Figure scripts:
========

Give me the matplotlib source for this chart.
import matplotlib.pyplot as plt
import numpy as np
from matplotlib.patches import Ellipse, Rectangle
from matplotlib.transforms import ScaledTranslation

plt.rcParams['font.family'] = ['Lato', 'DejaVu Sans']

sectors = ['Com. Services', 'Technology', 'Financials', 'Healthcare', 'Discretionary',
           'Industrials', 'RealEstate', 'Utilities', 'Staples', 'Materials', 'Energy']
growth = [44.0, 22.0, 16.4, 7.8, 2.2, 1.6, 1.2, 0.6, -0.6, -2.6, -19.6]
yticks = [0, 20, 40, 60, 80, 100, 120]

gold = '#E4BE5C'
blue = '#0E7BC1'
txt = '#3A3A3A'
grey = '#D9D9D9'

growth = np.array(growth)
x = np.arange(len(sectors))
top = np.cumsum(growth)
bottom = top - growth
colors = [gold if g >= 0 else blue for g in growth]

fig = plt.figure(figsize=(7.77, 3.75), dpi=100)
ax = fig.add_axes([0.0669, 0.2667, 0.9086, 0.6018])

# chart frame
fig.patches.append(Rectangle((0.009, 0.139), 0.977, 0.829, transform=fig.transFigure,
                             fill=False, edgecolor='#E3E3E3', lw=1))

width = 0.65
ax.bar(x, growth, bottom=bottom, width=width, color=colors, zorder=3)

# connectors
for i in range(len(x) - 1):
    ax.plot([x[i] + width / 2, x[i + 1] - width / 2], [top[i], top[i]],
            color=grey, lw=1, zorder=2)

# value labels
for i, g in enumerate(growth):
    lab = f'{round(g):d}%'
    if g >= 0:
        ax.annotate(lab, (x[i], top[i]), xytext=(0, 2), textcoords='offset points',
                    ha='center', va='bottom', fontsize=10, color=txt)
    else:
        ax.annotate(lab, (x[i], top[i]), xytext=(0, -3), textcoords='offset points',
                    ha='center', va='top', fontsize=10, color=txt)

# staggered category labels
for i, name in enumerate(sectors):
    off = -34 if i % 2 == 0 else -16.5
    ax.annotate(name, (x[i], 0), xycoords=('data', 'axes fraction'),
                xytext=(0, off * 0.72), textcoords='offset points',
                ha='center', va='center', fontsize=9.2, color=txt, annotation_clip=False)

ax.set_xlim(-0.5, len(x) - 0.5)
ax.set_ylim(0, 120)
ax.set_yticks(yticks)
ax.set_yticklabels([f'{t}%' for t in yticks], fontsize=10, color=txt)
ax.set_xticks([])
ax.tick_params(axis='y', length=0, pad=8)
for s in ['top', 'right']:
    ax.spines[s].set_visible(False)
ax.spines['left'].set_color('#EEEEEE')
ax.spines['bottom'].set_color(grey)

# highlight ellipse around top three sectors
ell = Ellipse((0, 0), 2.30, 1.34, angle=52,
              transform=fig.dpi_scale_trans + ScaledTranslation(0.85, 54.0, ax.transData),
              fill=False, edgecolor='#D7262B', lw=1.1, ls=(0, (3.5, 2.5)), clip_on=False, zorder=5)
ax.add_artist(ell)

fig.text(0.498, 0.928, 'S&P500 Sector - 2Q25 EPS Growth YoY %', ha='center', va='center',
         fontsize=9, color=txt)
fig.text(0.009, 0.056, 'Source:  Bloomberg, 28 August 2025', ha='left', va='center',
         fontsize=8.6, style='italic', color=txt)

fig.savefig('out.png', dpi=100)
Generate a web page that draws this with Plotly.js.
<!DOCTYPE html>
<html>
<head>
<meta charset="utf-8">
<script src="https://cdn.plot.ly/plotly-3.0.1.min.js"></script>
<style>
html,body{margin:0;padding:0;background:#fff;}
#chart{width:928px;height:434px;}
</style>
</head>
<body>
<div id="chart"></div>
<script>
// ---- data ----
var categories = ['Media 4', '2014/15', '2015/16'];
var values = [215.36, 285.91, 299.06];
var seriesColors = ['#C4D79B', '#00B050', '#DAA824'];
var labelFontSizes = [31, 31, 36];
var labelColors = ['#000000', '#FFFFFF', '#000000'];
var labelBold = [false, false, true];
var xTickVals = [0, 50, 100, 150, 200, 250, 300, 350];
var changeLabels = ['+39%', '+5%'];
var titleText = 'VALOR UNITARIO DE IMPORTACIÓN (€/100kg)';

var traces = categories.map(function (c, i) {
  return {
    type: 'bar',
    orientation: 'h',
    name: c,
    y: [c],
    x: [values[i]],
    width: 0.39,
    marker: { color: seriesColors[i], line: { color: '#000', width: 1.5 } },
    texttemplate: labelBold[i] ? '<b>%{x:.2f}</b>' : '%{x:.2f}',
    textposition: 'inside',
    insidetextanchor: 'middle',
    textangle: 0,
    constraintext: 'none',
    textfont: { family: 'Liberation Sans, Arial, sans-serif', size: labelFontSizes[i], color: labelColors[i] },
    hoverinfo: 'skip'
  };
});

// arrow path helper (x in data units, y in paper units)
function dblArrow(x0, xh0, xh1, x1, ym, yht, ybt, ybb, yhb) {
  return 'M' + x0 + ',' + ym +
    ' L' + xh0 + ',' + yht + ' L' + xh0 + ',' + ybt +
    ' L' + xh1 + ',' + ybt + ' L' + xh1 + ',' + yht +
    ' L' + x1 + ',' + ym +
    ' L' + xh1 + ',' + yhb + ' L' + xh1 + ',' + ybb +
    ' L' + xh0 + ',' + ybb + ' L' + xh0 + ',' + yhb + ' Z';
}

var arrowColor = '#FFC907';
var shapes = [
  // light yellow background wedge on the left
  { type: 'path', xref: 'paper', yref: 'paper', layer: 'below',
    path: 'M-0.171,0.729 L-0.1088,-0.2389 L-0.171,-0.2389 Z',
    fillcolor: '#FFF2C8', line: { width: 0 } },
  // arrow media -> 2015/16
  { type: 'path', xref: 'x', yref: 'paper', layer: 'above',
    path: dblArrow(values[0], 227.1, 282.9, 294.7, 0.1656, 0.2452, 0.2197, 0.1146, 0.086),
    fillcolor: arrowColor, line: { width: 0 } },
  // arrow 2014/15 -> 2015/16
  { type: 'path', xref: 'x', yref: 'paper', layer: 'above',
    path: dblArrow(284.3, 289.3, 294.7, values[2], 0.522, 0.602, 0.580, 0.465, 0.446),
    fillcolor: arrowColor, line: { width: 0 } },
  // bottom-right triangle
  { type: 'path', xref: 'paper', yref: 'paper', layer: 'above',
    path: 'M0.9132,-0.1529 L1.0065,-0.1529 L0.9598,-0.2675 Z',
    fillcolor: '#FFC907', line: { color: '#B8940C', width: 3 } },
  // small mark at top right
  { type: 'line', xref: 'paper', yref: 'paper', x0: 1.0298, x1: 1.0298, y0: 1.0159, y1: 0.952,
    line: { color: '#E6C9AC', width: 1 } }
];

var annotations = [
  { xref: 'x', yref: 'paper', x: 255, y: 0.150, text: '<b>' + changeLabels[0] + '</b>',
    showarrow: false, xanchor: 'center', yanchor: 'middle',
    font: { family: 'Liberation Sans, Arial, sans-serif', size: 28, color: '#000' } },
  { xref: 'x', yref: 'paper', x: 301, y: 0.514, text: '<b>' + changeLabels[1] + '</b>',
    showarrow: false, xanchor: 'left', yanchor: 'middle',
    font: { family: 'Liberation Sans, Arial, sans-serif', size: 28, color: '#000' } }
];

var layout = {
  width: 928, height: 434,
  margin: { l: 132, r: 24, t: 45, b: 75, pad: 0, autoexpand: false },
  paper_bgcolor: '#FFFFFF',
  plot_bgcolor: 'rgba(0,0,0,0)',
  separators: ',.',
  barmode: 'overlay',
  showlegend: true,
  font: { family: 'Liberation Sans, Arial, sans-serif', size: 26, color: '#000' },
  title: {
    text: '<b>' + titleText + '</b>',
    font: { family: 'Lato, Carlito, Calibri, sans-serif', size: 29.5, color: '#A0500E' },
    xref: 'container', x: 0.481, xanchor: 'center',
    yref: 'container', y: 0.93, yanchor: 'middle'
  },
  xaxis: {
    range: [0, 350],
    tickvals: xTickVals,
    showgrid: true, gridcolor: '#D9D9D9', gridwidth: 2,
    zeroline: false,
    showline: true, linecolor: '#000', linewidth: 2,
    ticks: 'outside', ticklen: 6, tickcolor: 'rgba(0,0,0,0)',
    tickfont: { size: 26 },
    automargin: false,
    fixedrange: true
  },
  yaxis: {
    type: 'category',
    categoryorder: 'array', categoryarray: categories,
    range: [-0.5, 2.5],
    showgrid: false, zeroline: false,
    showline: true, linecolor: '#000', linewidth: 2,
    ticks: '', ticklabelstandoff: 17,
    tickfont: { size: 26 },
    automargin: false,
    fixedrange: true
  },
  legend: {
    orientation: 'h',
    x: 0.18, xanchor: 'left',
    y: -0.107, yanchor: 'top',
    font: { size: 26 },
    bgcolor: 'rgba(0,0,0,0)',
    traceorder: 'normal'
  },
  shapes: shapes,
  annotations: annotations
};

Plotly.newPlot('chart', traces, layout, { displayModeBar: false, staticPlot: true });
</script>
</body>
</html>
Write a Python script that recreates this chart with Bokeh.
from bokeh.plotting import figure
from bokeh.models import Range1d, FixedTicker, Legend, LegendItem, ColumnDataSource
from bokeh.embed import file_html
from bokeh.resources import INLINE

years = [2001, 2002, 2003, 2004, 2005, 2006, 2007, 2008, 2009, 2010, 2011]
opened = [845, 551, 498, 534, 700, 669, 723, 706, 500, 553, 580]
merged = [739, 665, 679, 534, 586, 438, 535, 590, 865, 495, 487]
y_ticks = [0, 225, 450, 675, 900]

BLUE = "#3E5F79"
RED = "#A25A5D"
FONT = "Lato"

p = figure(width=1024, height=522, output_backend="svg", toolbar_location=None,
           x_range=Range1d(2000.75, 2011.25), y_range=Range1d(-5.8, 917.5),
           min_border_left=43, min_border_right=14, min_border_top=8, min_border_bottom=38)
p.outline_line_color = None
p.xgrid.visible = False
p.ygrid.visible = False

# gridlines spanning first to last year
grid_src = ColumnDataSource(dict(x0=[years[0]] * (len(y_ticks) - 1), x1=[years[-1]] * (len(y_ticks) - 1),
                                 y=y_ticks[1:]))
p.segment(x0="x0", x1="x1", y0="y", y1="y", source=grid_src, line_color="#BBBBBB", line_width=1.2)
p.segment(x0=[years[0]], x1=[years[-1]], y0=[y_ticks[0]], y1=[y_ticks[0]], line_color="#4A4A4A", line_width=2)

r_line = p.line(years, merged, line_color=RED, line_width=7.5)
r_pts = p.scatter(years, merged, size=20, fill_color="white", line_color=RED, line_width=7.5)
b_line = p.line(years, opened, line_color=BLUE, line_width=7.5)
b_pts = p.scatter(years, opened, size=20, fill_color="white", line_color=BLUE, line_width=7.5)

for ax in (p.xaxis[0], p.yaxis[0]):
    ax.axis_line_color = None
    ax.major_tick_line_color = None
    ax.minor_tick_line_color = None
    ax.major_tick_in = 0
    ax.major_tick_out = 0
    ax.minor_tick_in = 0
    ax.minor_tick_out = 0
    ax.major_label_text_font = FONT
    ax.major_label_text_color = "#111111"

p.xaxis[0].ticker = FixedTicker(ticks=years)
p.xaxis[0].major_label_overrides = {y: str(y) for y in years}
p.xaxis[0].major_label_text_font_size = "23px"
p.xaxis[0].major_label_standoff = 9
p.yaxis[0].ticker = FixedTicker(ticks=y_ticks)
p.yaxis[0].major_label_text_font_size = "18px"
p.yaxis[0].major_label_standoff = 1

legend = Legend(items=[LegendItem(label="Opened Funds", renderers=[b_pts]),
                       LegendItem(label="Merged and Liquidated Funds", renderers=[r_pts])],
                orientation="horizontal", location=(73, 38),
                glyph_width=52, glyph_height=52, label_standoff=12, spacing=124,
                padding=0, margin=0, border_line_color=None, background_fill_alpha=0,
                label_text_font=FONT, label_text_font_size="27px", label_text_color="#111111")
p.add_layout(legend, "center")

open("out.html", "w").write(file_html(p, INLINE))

========

Problem description —
Quote, with nothing altered, all lines from the start of the entries to the line that carries "fill=False, edgecolor='#E3E3E3', lw=1))", inclusive.

Solution —
Give me the matplotlib source for this chart.
import matplotlib.pyplot as plt
import numpy as np
from matplotlib.patches import Ellipse, Rectangle
from matplotlib.transforms import ScaledTranslation

plt.rcParams['font.family'] = ['Lato', 'DejaVu Sans']

sectors = ['Com. Services', 'Technology', 'Financials', 'Healthcare', 'Discretionary',
           'Industrials', 'RealEstate', 'Utilities', 'Staples', 'Materials', 'Energy']
growth = [44.0, 22.0, 16.4, 7.8, 2.2, 1.6, 1.2, 0.6, -0.6, -2.6, -19.6]
yticks = [0, 20, 40, 60, 80, 100, 120]

gold = '#E4BE5C'
blue = '#0E7BC1'
txt = '#3A3A3A'
grey = '#D9D9D9'

growth = np.array(growth)
x = np.arange(len(sectors))
top = np.cumsum(growth)
bottom = top - growth
colors = [gold if g >= 0 else blue for g in growth]

fig = plt.figure(figsize=(7.77, 3.75), dpi=100)
ax = fig.add_axes([0.0669, 0.2667, 0.9086, 0.6018])

# chart frame
fig.patches.append(Rectangle((0.009, 0.139), 0.977, 0.829, transform=fig.transFigure,
                             fill=False, edgecolor='#E3E3E3', lw=1))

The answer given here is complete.